What you need to do
Find the lines holding "with" and copy them.

* BEGIN Data excerpt *

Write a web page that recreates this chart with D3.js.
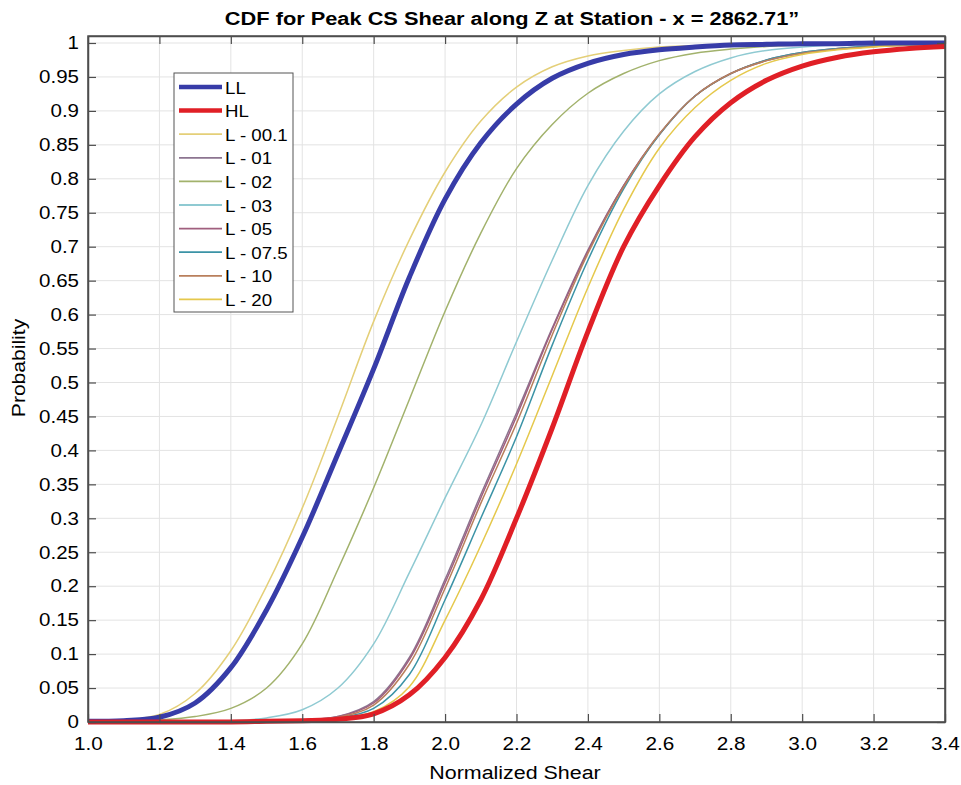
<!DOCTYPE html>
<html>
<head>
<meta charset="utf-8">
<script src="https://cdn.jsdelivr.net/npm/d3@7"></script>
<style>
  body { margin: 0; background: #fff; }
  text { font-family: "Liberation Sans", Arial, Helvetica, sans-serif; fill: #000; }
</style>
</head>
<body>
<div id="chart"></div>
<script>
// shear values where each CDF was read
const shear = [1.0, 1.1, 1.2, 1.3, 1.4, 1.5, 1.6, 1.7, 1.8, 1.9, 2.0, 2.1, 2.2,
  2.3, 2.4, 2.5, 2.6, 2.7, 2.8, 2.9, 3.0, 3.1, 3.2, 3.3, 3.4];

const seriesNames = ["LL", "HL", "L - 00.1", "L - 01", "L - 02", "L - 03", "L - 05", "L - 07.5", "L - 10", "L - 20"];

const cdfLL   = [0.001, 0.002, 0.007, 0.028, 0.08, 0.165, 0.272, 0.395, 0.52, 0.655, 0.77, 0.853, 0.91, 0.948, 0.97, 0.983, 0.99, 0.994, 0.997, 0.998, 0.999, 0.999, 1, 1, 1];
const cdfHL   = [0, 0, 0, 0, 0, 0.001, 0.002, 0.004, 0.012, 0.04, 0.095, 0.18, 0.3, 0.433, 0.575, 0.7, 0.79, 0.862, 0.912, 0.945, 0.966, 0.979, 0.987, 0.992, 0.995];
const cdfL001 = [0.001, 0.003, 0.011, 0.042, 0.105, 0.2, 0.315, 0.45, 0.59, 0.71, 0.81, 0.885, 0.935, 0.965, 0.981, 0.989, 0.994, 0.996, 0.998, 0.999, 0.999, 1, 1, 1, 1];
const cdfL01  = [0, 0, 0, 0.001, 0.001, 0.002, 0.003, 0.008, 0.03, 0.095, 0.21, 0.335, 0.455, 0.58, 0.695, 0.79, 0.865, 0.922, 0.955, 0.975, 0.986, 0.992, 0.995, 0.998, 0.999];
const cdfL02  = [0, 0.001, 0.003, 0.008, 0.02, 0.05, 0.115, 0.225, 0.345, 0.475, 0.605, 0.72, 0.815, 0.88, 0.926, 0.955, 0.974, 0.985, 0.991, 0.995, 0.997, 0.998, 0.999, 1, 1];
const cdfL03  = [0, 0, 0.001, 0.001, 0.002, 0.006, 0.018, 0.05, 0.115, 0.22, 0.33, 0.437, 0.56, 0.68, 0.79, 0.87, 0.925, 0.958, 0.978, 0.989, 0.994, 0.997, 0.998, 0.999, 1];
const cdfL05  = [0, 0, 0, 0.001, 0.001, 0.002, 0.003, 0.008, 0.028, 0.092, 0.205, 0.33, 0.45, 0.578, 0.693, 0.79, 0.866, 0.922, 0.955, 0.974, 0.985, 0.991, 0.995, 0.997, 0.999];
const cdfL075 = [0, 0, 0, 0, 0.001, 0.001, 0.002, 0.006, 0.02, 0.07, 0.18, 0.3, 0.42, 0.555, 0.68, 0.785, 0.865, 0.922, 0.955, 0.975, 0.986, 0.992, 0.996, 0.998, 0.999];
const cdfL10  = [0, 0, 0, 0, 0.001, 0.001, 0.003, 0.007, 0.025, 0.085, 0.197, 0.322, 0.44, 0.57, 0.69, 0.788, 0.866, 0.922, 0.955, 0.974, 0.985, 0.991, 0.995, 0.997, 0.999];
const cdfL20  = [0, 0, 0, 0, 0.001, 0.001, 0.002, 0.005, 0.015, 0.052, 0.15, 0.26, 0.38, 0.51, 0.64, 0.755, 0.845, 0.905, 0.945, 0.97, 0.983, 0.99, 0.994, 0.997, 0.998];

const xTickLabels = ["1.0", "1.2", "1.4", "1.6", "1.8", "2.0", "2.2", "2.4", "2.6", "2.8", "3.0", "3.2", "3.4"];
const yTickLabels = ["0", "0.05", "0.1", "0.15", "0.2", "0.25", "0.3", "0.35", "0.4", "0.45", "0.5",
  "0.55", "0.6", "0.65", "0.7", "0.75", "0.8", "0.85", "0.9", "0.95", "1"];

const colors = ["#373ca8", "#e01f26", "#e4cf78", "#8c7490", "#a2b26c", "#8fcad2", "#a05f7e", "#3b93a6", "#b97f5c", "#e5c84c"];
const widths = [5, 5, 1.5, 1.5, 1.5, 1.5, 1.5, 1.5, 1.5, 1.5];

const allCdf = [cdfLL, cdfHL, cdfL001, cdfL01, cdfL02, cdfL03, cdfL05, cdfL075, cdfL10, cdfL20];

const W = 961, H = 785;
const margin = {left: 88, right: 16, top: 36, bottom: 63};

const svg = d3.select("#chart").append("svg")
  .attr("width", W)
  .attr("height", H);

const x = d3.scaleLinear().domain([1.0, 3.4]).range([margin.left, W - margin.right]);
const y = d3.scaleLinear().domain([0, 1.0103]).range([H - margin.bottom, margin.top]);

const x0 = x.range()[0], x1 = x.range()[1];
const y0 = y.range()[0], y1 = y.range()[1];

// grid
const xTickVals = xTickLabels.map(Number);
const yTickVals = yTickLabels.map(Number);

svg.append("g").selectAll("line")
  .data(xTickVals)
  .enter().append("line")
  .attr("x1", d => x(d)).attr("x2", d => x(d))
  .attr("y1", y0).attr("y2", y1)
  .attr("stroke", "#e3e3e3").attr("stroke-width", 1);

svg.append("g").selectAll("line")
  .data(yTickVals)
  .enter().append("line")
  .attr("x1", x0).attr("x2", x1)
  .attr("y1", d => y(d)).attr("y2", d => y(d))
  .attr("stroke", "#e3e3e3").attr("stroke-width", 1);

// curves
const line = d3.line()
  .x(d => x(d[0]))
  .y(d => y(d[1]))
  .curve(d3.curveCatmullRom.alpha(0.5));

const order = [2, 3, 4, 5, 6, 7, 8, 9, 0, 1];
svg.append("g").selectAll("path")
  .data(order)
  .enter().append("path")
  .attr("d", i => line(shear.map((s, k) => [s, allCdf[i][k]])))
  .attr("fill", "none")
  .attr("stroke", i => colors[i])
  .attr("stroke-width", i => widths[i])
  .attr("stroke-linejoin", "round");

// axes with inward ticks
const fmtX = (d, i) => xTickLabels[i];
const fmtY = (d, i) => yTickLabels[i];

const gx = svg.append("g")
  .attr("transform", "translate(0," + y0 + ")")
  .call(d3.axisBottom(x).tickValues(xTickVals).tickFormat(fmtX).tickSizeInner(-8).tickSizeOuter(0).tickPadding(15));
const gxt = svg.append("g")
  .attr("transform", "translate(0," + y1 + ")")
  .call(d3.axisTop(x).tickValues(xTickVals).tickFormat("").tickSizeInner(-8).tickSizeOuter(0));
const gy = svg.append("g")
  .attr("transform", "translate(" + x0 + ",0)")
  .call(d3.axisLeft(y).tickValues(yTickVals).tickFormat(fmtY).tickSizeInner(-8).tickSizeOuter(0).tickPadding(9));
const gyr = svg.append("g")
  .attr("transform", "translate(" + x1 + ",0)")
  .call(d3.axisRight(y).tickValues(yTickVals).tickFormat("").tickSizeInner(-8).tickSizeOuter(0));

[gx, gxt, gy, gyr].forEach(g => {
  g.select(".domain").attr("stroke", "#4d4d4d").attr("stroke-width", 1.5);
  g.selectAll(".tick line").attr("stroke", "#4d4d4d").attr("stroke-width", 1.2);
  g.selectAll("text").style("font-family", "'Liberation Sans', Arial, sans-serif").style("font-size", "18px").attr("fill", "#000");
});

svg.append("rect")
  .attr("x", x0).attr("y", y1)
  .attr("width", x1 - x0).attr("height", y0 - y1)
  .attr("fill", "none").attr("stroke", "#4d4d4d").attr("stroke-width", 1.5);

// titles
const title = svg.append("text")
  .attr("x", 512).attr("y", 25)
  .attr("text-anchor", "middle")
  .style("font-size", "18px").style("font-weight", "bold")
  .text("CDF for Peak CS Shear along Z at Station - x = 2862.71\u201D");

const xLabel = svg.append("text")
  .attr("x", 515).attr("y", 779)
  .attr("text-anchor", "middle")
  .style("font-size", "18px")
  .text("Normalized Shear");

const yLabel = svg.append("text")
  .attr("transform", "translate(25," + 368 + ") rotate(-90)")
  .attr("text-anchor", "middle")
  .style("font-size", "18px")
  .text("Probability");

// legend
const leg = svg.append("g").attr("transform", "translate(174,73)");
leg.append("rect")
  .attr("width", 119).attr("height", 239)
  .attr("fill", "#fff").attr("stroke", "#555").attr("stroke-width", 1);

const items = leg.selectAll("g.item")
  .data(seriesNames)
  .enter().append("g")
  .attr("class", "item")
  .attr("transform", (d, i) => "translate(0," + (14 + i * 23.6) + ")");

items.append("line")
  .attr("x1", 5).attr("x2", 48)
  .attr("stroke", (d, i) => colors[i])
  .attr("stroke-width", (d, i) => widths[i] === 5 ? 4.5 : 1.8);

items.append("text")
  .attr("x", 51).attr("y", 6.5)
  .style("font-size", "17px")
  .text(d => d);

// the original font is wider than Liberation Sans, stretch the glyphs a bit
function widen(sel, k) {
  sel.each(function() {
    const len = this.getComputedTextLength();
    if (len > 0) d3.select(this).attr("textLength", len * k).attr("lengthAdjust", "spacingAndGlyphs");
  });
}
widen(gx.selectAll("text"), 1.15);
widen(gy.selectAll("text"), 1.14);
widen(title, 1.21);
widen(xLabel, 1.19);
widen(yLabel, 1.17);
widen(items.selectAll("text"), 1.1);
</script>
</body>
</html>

* END Data excerpt *

Solution to the exercise
Write a web page that recreates this chart with D3.js.
// axes with inward ticks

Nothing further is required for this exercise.